Reproducibility and Standardization in gem5 Resources v25.0
Kunal Pai, Harshil Patel, Erin Le, Noah Krim, Mahyar Samani, Bobby R. Bruce, Jason Lowe-Power
TL;DR
Reproducibility in simulation-based computer architecture research is challenged by inconsistent artifact sharing, ad hoc disk-image workflows, and tightly coupled guest-host control. The authors introduce a Packer-based, ISA-spanning disk-image workflow with validated base images and pre-annotated benchmarks, alongside a class-based exit-event system and hypercalls for decoupled host control.

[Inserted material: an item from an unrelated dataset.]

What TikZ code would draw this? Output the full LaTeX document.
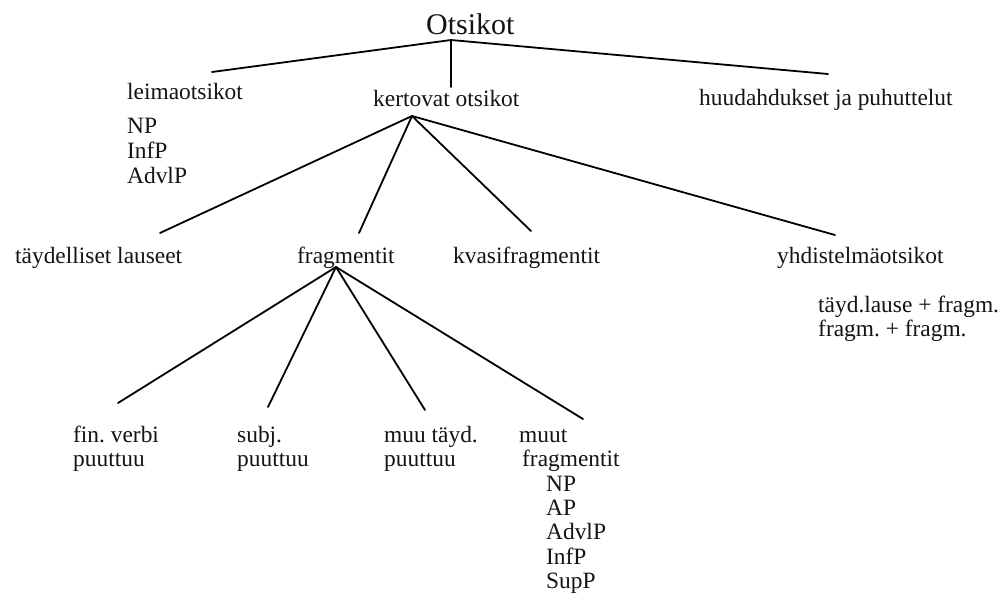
\documentclass[tikz,border=0pt]{standalone}
\usepackage{fontspec}
\setmainfont{Liberation Serif}
\begin{document}
\frenchspacing
\begin{tikzpicture}[x=1pt,y=-1pt,
  lbl/.style={anchor=base west,inner sep=0pt,font=\fontsize{23.4}{25}\selectfont,text=black!92},
  ttl/.style={lbl,font=\fontsize{30}{32}\selectfont},
  ln/.style={line width=1.8pt,line cap=round,black}]
\useasboundingbox[fill=white] (0,0) rectangle (1002,595);
% texts
\node[ttl] (root) at (426,34) {Otsikot};
\node[lbl] (leima) at (127,99) {leimaotsikot};
\node[lbl] (l1) at (127,133) {NP};
\node[lbl] (l2) at (127,158) {InfP};
\node[lbl] (l3) at (127,183) {AdvlP};
\node[lbl] (kert) at (373,106) {kertovat otsikot};
\node[lbl] (huud) at (699,105) {huudahdukset ja puhuttelut};
\node[lbl] (tayd) at (15,263) {täydelliset lauseet};
\node[lbl] (frag) at (297,263) {fragmentit};
\node[lbl] (kvasi) at (453,263) {kvasifragmentit};
\node[lbl] (yhd) at (777,263) {yhdistelmäotsikot};
\node[lbl] (y1) at (818,312) {täyd.lause + fragm.};
\node[lbl] (y2) at (818,336) {fragm. + fragm.};
\node[lbl] (fin1) at (73,442) {fin. verbi};
\node[lbl] (fin2) at (73,466) {puuttuu};
\node[lbl] (subj1) at (237,442) {subj.};
\node[lbl] (subj2) at (237,466) {puuttuu};
\node[lbl] (muu1) at (384,442) {muu täyd.};
\node[lbl] (muu2) at (384,466) {puuttuu};
\node[lbl] (muut1) at (519,442) {muut};
\node[lbl] (muut2) at (522,466) {fragmentit};
\node[lbl] (m1) at (546,491) {NP};
\node[lbl] (m2) at (546,515) {AP};
\node[lbl] (m3) at (546,539) {AdvlP};
\node[lbl] (m4) at (546,564) {InfP};
\node[lbl] (m5) at (546,588) {SupP};
% connector points
\coordinate (rJ) at (451,40);
\coordinate (rL) at (212,72);
\coordinate (rD) at (451,87);
\coordinate (rR) at (828,74);
\coordinate (kJ) at (412,116);
\coordinate (kT) at (160,233);
\coordinate (kF) at (359,233);
\coordinate (kK) at (531,231);
\coordinate (kY) at (835,235);
\coordinate (fJ) at (336,267);
\coordinate (fA) at (118,403);
\coordinate (fB) at (268,407);
\coordinate (fC) at (425,410);
\coordinate (fD) at (583,419);
% connectors
\draw[ln] (rJ) -- (rL);
\draw[ln] (rJ) -- (rD);
\draw[ln] (rJ) -- (rR);
\draw[ln] (kJ) -- (kT);
\draw[ln] (kJ) -- (kF);
\draw[ln] (kJ) -- (kK);
\draw[ln] (kJ) -- (kY);
\draw[ln] (fJ) -- (fA);
\draw[ln] (fJ) -- (fB);
\draw[ln] (fJ) -- (fC);
\draw[ln] (fJ) -- (fD);
\end{tikzpicture}
\end{document}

They further provide gem5-bridge for user-space m5 operations and Suite/MultiSim for parallel experiment orchestration, all designed to run from gem5 configuration scripts. Validation demonstrates consistent benchmark annotations and successful cross-ISA execution, including upstream ARM boot fixes. Collectively, these contributions streamline setup, standardize execution, and enable scalable, reproducible gem5 studies with centralized, extensible resources across x86, ARM, and RISC-V.
Abstract
Reproducibility in simulation-based computer architecture research requires coordinating artifacts like disk images, kernels, and benchmarks, but existing workflows are inconsistent. We improve gem5, an open-source simulator with over 1600 forks, and gem5 Resources, a centralized repository of over 2000 pre-packaged artifacts, to address these issues. While gem5 Resources enables artifact sharing, researchers still face challenges. Creating custom disk images is complex and time-consuming, with no standardized process across ISAs, making it difficult to extend and share images. gem5 provides limited guest-host communication features through a set of predefined exit events that restrict researchers' ability to dynamically control and monitor simulations. Lastly, running simulations with multiple workloads requires researchers to write custom external scripts to coordinate multiple gem5 simulations which creates error-prone and hard-to-reproduce workflows. To overcome this, we introduce several features in gem5 and gem5 Resources. We standardize disk-image creation across x86, ARM, and RISC-V using Packer, and provide validated base images with pre-annotated benchmark suites (NPB, GAPBS). We provide 12 new disk images, 6 new kernels, and over 200 workloads across three ISAs. We refactor the exit event system to a class-based model and introduce hypercalls for enhanced guest-host communication that allows researchers to define custom behavior for their exit events. We also provide a utility to remotely monitor simulations and the gem5-bridge driver for user-space m5 operations. Additionally, we implemented Suites and MultiSim to enable parallel full-system simulations from gem5 configuration scripts, eliminating the need for external scripting. These features reduce setup complexity and provide extensible, validated resources that improve reproducibility and standardization.